Books and beer?
Amazon blogger and author Jeff VanderMeer has decided it's time to pair brew with books. He asked several authors -- including Arianna Huffington, Elizabeth Hand, Karen Joy Fowler and Michael Chabon -- what they thought was the best beer to accompany their works. The results range from the easily available to the totally fictional.
I agree -- it's high time to consider beer-and-book pairings. A few more:
Rogue's Shakespeare Stout with any Shakespeare play (although the ones in which Falstaff appears, Henry IV Parts I and II and the Merry Wives of Windsor, seem extra-appropriate).

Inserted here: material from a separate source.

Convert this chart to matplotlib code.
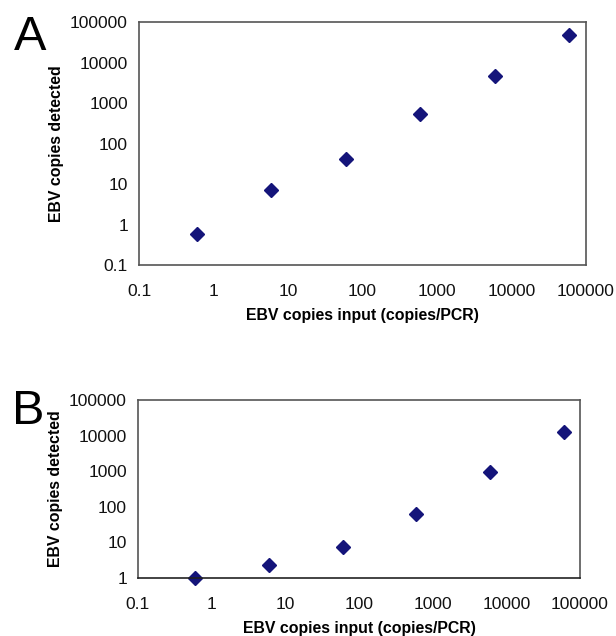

Yuengling with "Sixty Stories" by Donald Barthelme (because he was born in Pennsylvania).
Brooklyn East India Pale Ale with "Bonfire of the Vanities" by Tom Wolfe because, as my grad school colleague (and Semioclast blogger) Jamie Bono says, "It makes you look like a connoisseur even if you drank it for the first time during your freshman year when you didn't know any better -- slightly bitter but proud of it."
What's your favorite?
Carolyn Kellogg


"Barthelme"
Posted by: tr | April 23, 2008 at 08:09 PM
Any beer. Lately, I have been going to my local CVS or Rite Aid to buy any 12 pack that is 9.99 or 10.99. Although, I bought a 12 pack of Negra Modelo for 11.99 plus CRV.
I buy a 12 pack every two weeks, about. Drink one a day. As I read, trudge, ponder books I am reading. I am reading Plato's Republic right now, started it the other day. On my way to other books on Utopias.
And after years of starting and stopping, befuddled and lazy, I finished Ulysses last week. Have to reread it again, I know--sometime in the future.
I stay away from domestic beers though.
Have Middlemarch in battered and yellowed paperback on the top shelve in my doorless closet there.